## Short exercise
Set down all of the data exactly as it appears.
* Begin Source excerpt *
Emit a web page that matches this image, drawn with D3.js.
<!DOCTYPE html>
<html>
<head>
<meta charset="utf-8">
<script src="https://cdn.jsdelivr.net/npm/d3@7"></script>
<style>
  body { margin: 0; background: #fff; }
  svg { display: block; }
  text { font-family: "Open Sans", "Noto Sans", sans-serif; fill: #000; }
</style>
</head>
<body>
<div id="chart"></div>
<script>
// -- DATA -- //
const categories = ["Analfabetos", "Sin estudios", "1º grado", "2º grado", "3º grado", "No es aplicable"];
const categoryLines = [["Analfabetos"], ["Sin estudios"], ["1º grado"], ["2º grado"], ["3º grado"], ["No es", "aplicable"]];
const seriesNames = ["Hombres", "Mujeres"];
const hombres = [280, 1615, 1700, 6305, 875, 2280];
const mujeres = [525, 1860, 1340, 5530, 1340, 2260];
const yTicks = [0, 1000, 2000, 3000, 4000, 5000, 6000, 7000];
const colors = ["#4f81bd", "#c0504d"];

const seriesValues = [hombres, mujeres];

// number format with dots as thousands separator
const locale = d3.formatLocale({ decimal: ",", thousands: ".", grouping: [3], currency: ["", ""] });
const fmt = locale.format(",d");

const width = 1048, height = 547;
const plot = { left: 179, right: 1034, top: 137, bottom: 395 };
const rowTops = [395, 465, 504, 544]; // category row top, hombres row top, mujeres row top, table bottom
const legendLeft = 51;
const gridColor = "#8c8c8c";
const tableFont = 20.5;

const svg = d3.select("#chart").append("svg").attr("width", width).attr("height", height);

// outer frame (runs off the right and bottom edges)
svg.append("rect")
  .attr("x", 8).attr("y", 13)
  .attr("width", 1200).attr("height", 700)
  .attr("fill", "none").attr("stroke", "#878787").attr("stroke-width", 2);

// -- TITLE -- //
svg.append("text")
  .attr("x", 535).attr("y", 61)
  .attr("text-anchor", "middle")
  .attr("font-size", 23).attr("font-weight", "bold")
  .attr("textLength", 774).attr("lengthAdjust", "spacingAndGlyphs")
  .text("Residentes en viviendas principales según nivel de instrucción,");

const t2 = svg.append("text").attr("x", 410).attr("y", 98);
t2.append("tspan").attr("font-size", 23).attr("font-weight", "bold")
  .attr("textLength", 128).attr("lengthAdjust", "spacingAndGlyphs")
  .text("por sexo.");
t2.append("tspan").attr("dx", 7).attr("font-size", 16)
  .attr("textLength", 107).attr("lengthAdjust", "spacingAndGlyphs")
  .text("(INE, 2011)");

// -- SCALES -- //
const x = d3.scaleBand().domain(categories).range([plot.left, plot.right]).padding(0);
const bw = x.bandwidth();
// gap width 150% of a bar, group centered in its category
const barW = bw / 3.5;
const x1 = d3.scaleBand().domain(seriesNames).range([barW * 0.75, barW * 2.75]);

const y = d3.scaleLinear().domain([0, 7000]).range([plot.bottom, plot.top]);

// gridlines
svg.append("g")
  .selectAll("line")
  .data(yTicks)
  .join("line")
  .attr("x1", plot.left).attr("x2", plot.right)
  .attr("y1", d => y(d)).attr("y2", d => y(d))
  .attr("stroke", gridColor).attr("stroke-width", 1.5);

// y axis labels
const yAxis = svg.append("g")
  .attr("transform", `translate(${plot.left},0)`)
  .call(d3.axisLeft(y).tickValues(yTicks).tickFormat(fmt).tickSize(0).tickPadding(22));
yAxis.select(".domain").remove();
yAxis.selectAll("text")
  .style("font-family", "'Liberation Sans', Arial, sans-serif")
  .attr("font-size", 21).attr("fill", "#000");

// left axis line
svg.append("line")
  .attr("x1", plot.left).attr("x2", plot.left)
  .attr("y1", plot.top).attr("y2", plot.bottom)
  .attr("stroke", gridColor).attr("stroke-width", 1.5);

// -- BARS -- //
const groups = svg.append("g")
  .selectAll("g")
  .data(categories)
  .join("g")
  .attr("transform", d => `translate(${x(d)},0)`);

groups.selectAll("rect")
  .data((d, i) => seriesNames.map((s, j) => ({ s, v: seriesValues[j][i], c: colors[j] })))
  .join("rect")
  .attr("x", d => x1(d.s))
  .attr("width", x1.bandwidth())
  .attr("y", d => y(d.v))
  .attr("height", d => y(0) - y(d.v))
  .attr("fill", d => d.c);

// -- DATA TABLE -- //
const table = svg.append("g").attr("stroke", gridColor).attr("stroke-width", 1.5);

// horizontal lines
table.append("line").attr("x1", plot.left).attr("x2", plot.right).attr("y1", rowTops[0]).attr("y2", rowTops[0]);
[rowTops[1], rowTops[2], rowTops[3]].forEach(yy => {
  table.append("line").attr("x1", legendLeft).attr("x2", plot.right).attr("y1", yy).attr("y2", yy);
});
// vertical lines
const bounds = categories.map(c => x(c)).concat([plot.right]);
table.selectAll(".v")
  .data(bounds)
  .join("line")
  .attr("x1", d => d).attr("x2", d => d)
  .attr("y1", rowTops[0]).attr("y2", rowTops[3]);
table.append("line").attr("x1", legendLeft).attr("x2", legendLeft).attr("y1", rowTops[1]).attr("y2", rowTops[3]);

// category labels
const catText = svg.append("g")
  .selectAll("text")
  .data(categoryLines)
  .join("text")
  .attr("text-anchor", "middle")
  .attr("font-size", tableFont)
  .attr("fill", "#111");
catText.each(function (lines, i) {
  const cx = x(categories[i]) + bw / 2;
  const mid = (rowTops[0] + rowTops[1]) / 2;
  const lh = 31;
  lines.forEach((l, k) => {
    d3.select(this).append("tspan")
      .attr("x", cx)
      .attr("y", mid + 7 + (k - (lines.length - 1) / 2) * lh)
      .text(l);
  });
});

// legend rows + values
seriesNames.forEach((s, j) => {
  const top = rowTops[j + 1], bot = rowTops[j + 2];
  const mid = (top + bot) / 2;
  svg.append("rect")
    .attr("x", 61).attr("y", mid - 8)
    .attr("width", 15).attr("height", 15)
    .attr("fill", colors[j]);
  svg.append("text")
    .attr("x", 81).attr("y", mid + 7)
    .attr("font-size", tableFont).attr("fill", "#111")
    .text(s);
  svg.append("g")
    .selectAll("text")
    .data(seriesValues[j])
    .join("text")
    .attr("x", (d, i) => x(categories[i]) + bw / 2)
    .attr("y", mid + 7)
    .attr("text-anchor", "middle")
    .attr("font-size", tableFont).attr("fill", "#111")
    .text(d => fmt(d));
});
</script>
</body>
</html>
* End Source excerpt *
## Correct result
Emit a web page that matches this image, drawn with D3.js.
<!DOCTYPE html>
<html>
<head>
<meta charset="utf-8">
<script src="https://cdn.jsdelivr.net/npm/d3@7"></script>
<style>
  body { margin: 0; background: #fff; }
  svg { display: block; }
  text { font-family: "Open Sans", "Noto Sans", sans-serif; fill: #000; }
</style>
</head>
<body>
<div id="chart"></div>
<script>
// -- DATA -- //
const categories = ["Analfabetos", "Sin estudios", "1º grado", "2º grado", "3º grado", "No es aplicable"];
const categoryLines = [["Analfabetos"], ["Sin estudios"], ["1º grado"], ["2º grado"], ["3º grado"], ["No es", "aplicable"]];
const seriesNames = ["Hombres", "Mujeres"];
const hombres = [280, 1615, 1700, 6305, 875, 2280];
const mujeres = [525, 1860, 1340, 5530, 1340, 2260];
const yTicks = [0, 1000, 2000, 3000, 4000, 5000, 6000, 7000];
const colors = ["#4f81bd", "#c0504d"];

const seriesValues = [hombres, mujeres];

// number format with dots as thousands separator
const locale = d3.formatLocale({ decimal: ",", thousands: ".", grouping: [3], currency: ["", ""] });
const fmt = locale.format(",d");

const width = 1048, height = 547;
const plot = { left: 179, right: 1034, top: 137, bottom: 395 };
const rowTops = [395, 465, 504, 544]; // category row top, hombres row top, mujeres row top, table bottom
const legendLeft = 51;
const gridColor = "#8c8c8c";
const tableFont = 20.5;

const svg = d3.select("#chart").append("svg").attr("width", width).attr("height", height);

// outer frame (runs off the right and bottom edges)
svg.append("rect")
  .attr("x", 8).attr("y", 13)
  .attr("width", 1200).attr("height", 700)
  .attr("fill", "none").attr("stroke", "#878787").attr("stroke-width", 2);

// -- TITLE -- //
svg.append("text")
  .attr("x", 535).attr("y", 61)
  .attr("text-anchor", "middle")
  .attr("font-size", 23).attr("font-weight", "bold")
  .attr("textLength", 774).attr("lengthAdjust", "spacingAndGlyphs")
  .text("Residentes en viviendas principales según nivel de instrucción,");

const t2 = svg.append("text").attr("x", 410).attr("y", 98);
t2.append("tspan").attr("font-size", 23).attr("font-weight", "bold")
  .attr("textLength", 128).attr("lengthAdjust", "spacingAndGlyphs")
  .text("por sexo.");
t2.append("tspan").attr("dx", 7).attr("font-size", 16)
  .attr("textLength", 107).attr("lengthAdjust", "spacingAndGlyphs")
  .text("(INE, 2011)");

// -- SCALES -- //
const x = d3.scaleBand().domain(categories).range([plot.left, plot.right]).padding(0);
const bw = x.bandwidth();
// gap width 150% of a bar, group centered in its category
const barW = bw / 3.5;
const x1 = d3.scaleBand().domain(seriesNames).range([barW * 0.75, barW * 2.75]);

const y = d3.scaleLinear().domain([0, 7000]).range([plot.bottom, plot.top]);

// gridlines
svg.append("g")
  .selectAll("line")
  .data(yTicks)
  .join("line")
  .attr("x1", plot.left).attr("x2", plot.right)
  .attr("y1", d => y(d)).attr("y2", d => y(d))
  .attr("stroke", gridColor).attr("stroke-width", 1.5);

// y axis labels
const yAxis = svg.append("g")
  .attr("transform", `translate(${plot.left},0)`)
  .call(d3.axisLeft(y).tickValues(yTicks).tickFormat(fmt).tickSize(0).tickPadding(22));
yAxis.select(".domain").remove();
yAxis.selectAll("text")
  .style("font-family", "'Liberation Sans', Arial, sans-serif")
  .attr("font-size", 21).attr("fill", "#000");

// left axis line
svg.append("line")
  .attr("x1", plot.left).attr("x2", plot.left)
  .attr("y1", plot.top).attr("y2", plot.bottom)
  .attr("stroke", gridColor).attr("stroke-width", 1.5);

// -- BARS -- //
const groups = svg.append("g")
  .selectAll("g")
  .data(categories)
  .join("g")
  .attr("transform", d => `translate(${x(d)},0)`);

groups.selectAll("rect")
  .data((d, i) => seriesNames.map((s, j) => ({ s, v: seriesValues[j][i], c: colors[j] })))
  .join("rect")
  .attr("x", d => x1(d.s))
  .attr("width", x1.bandwidth())
  .attr("y", d => y(d.v))
  .attr("height", d => y(0) - y(d.v))
  .attr("fill", d => d.c);

// -- DATA TABLE -- //
const table = svg.append("g").attr("stroke", gridColor).attr("stroke-width", 1.5);

// horizontal lines
table.append("line").attr("x1", plot.left).attr("x2", plot.right).attr("y1", rowTops[0]).attr("y2", rowTops[0]);
[rowTops[1], rowTops[2], rowTops[3]].forEach(yy => {
  table.append("line").attr("x1", legendLeft).attr("x2", plot.right).attr("y1", yy).attr("y2", yy);
});
// vertical lines
const bounds = categories.map(c => x(c)).concat([plot.right]);
table.selectAll(".v")
  .data(bounds)
  .join("line")
  .attr("x1", d => d).attr("x2", d => d)
  .attr("y1", rowTops[0]).attr("y2", rowTops[3]);
table.append("line").attr("x1", legendLeft).attr("x2", legendLeft).attr("y1", rowTops[1]).attr("y2", rowTops[3]);

// category labels
const catText = svg.append("g")
  .selectAll("text")
  .data(categoryLines)
  .join("text")
  .attr("text-anchor", "middle")
  .attr("font-size", tableFont)
  .attr("fill", "#111");
catText.each(function (lines, i) {
  const cx = x(categories[i]) + bw / 2;
  const mid = (rowTops[0] + rowTops[1]) / 2;
  const lh = 31;
  lines.forEach((l, k) => {
    d3.select(this).append("tspan")
      .attr("x", cx)
      .attr("y", mid + 7 + (k - (lines.length - 1) / 2) * lh)
      .text(l);
  });
});

// legend rows + values
seriesNames.forEach((s, j) => {
  const top = rowTops[j + 1], bot = rowTops[j + 2];
  const mid = (top + bot) / 2;
  svg.append("rect")
    .attr("x", 61).attr("y", mid - 8)
    .attr("width", 15).attr("height", 15)
    .attr("fill", colors[j]);
  svg.append("text")
    .attr("x", 81).attr("y", mid + 7)
    .attr("font-size", tableFont).attr("fill", "#111")
    .text(s);
  svg.append("g")
    .selectAll("text")
    .data(seriesValues[j])
    .join("text")
    .attr("x", (d, i) => x(categories[i]) + bw / 2)
    .attr("y", mid + 7)
    .attr("text-anchor", "middle")
    .attr("font-size", tableFont).attr("fill", "#111")
    .text(d => fmt(d));
});
</script>
</body>
</html>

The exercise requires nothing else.